Meng's next court date
Meng, 46, walked out of a court in Vancouver on Tuesday after posting bail of 10 million Canadian dollars ($7.5 million).
After spending 10 days in jail, she now faces a lengthy legal battle over whether she should be extradited to the United States, where prosecutors accuse her of helping Huawei get around sanctions on Iran.
As a condition of her release, she has agreed to surrender her passports and live in one of her two multimillion-dollar homes in Vancouver. She will also wear a GPS ankle bracelet and pay for an around-the-clock security detail, measures her legal team proposed to assuage concerns that she might return to China.
The United States has 60 days from the date of a provisional arrest to provide Canada with its formal extradition request and supporting documents. Canada's Justice Department then has 30 days to decide whether to give the go-ahead for a hearing in which the request is weighed by a judge.
The process of approving or denying the US government's request is expected to take months. Meng is next due back in court on February 6.
China's tech ambitions
Meng's arrest has set alarm bells ringing at Huawei, which is a vital part of China's efforts to become a global tech powerhouse. It sells more smartphones than Apple (AAPL) and builds telecommunications networks in countries around the world.
Huawei, which is widely viewed by US government officials as a national security risk, has repeatedly said it's unaware of any wrongdoing by Meng and insisted it follows all the laws and regulations where it operates.
The risk for Huawei is that the US case against Meng could evolve into a broader move against the company. The US government paralyzed Huawei's smaller rival, ZTE (ZTCOF), for months earlier this year by blocking it from buying vital American-made parts. It did something similar to a Chinese chipmaker last month.

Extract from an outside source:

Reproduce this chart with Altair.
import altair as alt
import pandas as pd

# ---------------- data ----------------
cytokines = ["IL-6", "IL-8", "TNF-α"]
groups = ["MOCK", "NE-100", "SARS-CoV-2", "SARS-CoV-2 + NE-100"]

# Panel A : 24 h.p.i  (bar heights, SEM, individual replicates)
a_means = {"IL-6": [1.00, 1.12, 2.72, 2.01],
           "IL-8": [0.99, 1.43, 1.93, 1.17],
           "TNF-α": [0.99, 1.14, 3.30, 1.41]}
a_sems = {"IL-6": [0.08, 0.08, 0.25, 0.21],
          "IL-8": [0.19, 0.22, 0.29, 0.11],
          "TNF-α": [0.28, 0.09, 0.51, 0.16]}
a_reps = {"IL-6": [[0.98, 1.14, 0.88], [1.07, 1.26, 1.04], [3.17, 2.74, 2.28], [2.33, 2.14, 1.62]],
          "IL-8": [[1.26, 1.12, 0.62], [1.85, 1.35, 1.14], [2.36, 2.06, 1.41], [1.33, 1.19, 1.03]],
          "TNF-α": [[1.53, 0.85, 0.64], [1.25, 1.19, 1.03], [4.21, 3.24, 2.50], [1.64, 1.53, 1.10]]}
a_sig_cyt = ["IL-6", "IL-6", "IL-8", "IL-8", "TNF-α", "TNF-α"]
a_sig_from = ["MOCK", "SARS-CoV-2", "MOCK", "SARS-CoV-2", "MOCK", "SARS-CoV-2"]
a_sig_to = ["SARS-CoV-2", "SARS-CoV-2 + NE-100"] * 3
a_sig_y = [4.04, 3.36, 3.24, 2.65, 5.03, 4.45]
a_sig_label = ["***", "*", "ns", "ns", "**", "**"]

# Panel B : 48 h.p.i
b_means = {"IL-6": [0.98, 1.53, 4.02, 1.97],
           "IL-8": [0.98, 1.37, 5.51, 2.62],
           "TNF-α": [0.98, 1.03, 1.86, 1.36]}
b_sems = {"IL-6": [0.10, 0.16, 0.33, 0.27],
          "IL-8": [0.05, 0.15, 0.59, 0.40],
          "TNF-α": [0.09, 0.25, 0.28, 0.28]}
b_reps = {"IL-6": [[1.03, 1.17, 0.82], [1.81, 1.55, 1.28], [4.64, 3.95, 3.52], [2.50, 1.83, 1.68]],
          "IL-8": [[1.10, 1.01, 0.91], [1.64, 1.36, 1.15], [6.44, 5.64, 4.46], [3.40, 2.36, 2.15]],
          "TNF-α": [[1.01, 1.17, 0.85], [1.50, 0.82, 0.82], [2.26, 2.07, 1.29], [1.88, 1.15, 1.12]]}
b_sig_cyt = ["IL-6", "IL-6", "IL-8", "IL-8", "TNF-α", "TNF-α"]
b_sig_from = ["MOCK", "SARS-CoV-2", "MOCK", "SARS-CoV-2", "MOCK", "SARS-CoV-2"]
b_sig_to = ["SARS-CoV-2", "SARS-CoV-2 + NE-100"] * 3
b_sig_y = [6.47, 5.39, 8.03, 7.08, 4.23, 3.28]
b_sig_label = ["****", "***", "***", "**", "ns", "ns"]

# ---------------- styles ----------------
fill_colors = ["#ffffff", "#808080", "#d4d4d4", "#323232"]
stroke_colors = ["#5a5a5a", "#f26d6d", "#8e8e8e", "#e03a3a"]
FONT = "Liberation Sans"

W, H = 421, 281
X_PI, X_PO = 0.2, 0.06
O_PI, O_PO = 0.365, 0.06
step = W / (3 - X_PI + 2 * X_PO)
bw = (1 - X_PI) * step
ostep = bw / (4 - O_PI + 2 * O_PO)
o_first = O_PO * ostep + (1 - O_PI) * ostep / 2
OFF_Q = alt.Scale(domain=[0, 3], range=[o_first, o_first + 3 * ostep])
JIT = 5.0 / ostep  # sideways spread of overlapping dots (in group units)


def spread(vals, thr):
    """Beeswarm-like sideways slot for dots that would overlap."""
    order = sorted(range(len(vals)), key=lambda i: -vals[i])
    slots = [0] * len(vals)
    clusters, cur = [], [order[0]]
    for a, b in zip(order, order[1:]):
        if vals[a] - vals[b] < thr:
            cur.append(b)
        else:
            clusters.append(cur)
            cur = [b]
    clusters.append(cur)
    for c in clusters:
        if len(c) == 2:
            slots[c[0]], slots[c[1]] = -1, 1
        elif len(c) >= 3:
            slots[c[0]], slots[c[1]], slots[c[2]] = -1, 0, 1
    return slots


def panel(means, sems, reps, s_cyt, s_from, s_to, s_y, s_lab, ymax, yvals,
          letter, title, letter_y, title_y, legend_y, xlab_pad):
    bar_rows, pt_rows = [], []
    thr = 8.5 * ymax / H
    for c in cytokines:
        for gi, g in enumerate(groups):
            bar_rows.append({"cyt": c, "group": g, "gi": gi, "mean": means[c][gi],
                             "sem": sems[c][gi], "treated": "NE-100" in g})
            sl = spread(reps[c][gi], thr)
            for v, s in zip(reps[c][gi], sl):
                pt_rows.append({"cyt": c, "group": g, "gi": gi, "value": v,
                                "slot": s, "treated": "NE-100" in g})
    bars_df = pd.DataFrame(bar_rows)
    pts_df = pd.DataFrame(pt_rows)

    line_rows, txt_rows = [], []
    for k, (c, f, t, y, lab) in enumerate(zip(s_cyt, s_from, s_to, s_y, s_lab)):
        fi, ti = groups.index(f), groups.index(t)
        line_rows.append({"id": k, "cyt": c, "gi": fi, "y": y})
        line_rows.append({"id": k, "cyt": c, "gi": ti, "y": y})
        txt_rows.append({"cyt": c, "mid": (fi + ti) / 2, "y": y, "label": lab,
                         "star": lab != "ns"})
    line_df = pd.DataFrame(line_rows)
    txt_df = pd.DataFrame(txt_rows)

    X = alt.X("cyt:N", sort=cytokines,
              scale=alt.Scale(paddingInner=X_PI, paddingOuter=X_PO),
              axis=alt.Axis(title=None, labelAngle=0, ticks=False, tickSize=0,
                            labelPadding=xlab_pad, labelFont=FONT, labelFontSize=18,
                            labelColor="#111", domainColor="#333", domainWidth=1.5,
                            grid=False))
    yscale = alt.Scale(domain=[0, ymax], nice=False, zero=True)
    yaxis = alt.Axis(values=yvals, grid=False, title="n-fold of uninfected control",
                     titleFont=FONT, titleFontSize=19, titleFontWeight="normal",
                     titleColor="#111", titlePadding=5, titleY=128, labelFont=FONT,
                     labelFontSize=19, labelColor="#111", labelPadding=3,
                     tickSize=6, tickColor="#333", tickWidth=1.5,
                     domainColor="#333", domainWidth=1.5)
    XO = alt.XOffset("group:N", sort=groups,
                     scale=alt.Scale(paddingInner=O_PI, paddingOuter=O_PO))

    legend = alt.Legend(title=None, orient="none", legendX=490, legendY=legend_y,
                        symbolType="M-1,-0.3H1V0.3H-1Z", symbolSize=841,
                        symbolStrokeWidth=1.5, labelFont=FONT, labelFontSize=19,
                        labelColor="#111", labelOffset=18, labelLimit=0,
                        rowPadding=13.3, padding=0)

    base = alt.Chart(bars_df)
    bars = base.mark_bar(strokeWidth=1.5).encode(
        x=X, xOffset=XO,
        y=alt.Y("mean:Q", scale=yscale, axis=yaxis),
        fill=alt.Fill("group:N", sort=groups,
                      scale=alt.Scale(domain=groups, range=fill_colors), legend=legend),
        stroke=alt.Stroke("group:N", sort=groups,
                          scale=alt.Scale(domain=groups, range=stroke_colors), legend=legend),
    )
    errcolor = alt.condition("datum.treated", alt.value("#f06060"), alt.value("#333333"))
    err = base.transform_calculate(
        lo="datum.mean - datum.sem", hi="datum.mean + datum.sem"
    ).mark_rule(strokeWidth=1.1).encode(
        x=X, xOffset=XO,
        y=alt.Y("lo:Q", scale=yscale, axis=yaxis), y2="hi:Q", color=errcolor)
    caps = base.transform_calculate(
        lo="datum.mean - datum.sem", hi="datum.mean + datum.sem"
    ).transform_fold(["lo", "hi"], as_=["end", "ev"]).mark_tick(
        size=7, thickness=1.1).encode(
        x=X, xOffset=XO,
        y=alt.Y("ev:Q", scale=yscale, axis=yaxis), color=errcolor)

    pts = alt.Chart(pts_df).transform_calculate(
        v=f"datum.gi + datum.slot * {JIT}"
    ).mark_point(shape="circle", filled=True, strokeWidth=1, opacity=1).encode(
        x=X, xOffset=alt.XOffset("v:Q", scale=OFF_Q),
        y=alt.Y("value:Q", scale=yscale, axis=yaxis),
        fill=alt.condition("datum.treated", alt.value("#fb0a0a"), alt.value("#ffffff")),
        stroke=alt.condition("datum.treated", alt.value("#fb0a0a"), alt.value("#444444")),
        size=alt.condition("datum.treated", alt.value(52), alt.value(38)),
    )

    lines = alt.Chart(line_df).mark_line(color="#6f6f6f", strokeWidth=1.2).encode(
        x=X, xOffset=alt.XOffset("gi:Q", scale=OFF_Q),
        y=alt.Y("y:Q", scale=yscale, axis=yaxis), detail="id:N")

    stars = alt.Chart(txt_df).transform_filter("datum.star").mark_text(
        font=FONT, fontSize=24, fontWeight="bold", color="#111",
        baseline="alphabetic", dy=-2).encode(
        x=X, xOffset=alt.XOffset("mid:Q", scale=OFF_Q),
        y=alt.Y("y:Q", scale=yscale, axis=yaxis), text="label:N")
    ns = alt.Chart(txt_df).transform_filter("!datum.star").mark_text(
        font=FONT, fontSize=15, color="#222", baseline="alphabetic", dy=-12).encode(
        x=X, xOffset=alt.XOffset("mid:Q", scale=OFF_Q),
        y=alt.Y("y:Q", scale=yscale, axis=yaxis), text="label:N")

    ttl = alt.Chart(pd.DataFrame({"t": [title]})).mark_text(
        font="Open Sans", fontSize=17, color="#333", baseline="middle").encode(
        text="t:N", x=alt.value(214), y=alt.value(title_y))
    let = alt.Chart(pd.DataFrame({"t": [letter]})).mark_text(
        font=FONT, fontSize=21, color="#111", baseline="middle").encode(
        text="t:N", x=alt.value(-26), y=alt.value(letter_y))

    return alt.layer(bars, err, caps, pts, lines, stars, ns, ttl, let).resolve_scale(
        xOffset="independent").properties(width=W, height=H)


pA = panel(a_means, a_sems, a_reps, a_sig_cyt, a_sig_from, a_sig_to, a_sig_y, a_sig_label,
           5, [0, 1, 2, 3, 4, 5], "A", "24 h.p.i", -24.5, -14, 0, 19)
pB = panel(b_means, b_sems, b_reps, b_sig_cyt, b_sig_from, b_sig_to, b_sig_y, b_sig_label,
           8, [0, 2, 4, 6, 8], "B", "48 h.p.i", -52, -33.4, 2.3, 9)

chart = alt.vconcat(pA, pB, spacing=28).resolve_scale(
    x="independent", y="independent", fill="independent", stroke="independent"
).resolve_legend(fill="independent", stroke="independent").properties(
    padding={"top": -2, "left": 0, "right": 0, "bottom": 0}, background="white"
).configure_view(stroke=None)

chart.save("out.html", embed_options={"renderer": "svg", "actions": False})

That kind of move against Huawei would have much wider consequences and potentially disrupt China's efforts to lead the global introduction of 5G, the future of wireless technology.
After Meng's arrest, Beijing's 5G ambitions are hanging by "a thin thread," analysts at investment bank Jefferies wrote in a research note Friday.
US-China trade talks
Trump's suggestion that he could use Meng as leverage in trade talks with China contradicts what his top trade negotiator, Robert Lighthizer, said just days ago.
"It's entirely a criminal justice matter," Lighthizer said Sunday of Meng's case during an interview on CBS. "It has nothing to do with anything I'm working on."
Faced with a slowing economy and slumping financial markets, Chinese leaders are eager to reach a trade deal with the United States to prevent the trade war doing even more damage, analysts say.
But Meng's case is a wild card. It has already fueled a nationalist backlash against American products from some Chinese businesses. If the Huawei executive is extradited to the United States, experts warn US and Canadian businesses in China could face retaliation.
The detention this week of a former Canadian diplomat working for a nonprofit group in Beijing has added to jitters among Western executives over whether they or their colleagues could get caught up in tit-for-tat reprisals.
"Meng's arrest won't cripple the [trade] talks on its own, but it makes an already difficult process much harder," analysts at advisory firm Eurasia Group wrote in a commentary for CNN.